Rick Cetnar spends most of his time on the golf course these days, posting plenty of low scores, holes-in-one and eagles.
But he’s better known as one of the premier basketball players and coaches in Amsterdam area history.
The 70-year-old former Amsterdam High School and Bishop Scully head coach will be inducted into the Capital District Basketball Hall of Fame Sunday at the Troy Garden Hilton Inn.
Cetnar retired from coaching in 2001 with a lifetime record of 247-169. He spent 31 years as an accounting teacher at Amsterdam, even after moving over to Bishop Scully to coach for 10 seasons. He eventually moved back to Amsterdam, where he coached his son, Todd, also a member of the CD Basketball Hall of Fame. He spent 17 seasons overall as the Rugged Rams’ head coach.
His best season as a coach was in 1994-95, when his Rams, including Todd Cetnar and Jason Mathias, advanced to the New York State Public High School Athletic Association Class B championship game, losing to Poughkeepsie. That team finished 25-4, setting a school record for victories.

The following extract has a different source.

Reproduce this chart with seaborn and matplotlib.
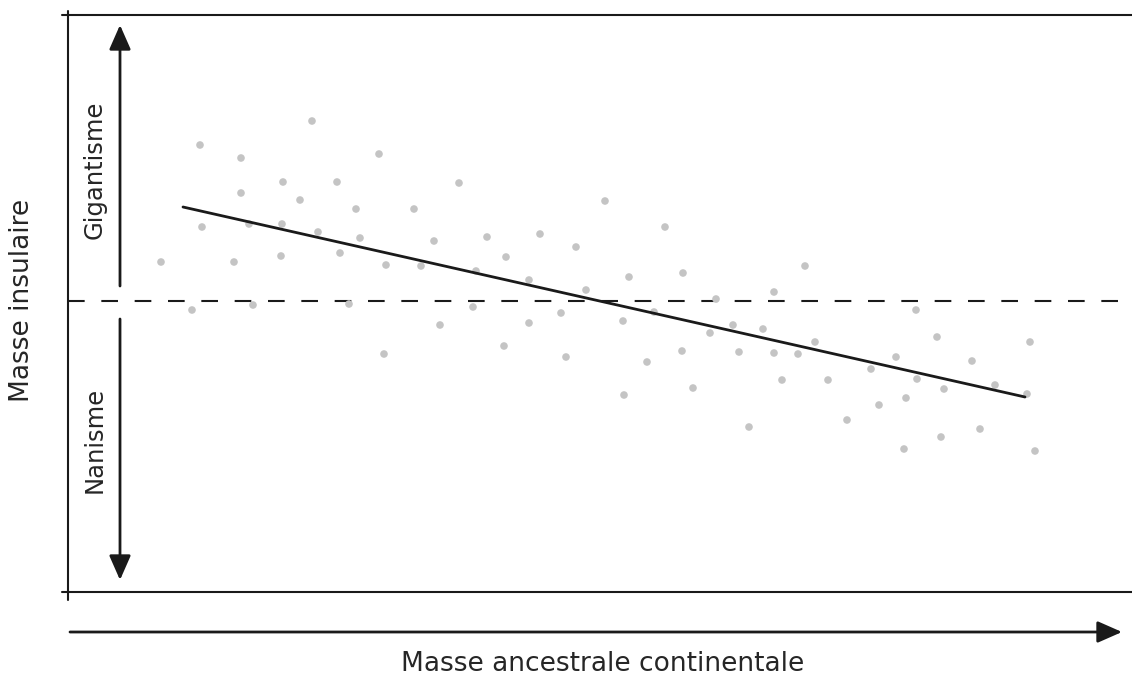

“That game against Poughkeepsie is one I’ll never forget,” Cetnar said. “Jason Mathias was one of my best players, and he could jump out of the gym. So I had this play where Todd would run the ball up. We’d set a back pick, and Todd would throw an alley-oop to Jason, who would dunk the ball.
“Back in those days, you could only hold onto the rim after a dunk if you were in danger of hurting yourself because players were underneath you. When Jason dunked the ball, he hung on the rim near some players, but he was called for a technical foul. They took the basket away, and Poughkeepsie got the ball and scored. It ended up being a seven-point swing, and we lost the game.”
Cetnar also coached a Scully team that finished 20-1.
“I originally went to Bishop Scully when Dutch Howlan got sick, but when he retired, I took over the team and stayed there for a while,” Cetnar said. “When they invited me back years later to coach Amsterdam again, I brought my entire Bishop Scully team back with me.”
Cetnar said he had certain coaching traits that he kept throughout his career.
“I started out as a man-to-man coach because of Bobby Knight, but I later developed a matchup zone. My matchup zone had different rules that I found out worked for me over the years,” he said.
“On offense, I liked to run a fast-break attack.”
Cetnar also used the AAU program to help build his team, but not the way teams use it today.
“We didn’t let our kids play on another AAU team. We had our own team that played in AAU events,” he said. “Our kids went to all the tournaments and played as our own team. We got beat, but we learned a lot, and it helped our team later on.”
Cetnar said the best players he ever coached were his son, Todd, and Mathias.
“I know Todd is my son, but I never saw a kid work harder in the offseason to improve his game.”
Cetnar was also an outstanding player himself. He graduated in 1962 after leading the Rams to a pair of Class A and sectional titles. He later played for Rocheter Institute of Technology before returning to teach and coach at Amsterdam.
“When I played high school basketball, I was going up against Pat Riley at Linton and guys like Bobby DeLuca and Warren DeSantis. We became great friends later on, but when we played together, we didn’t like each other one bit,” he said.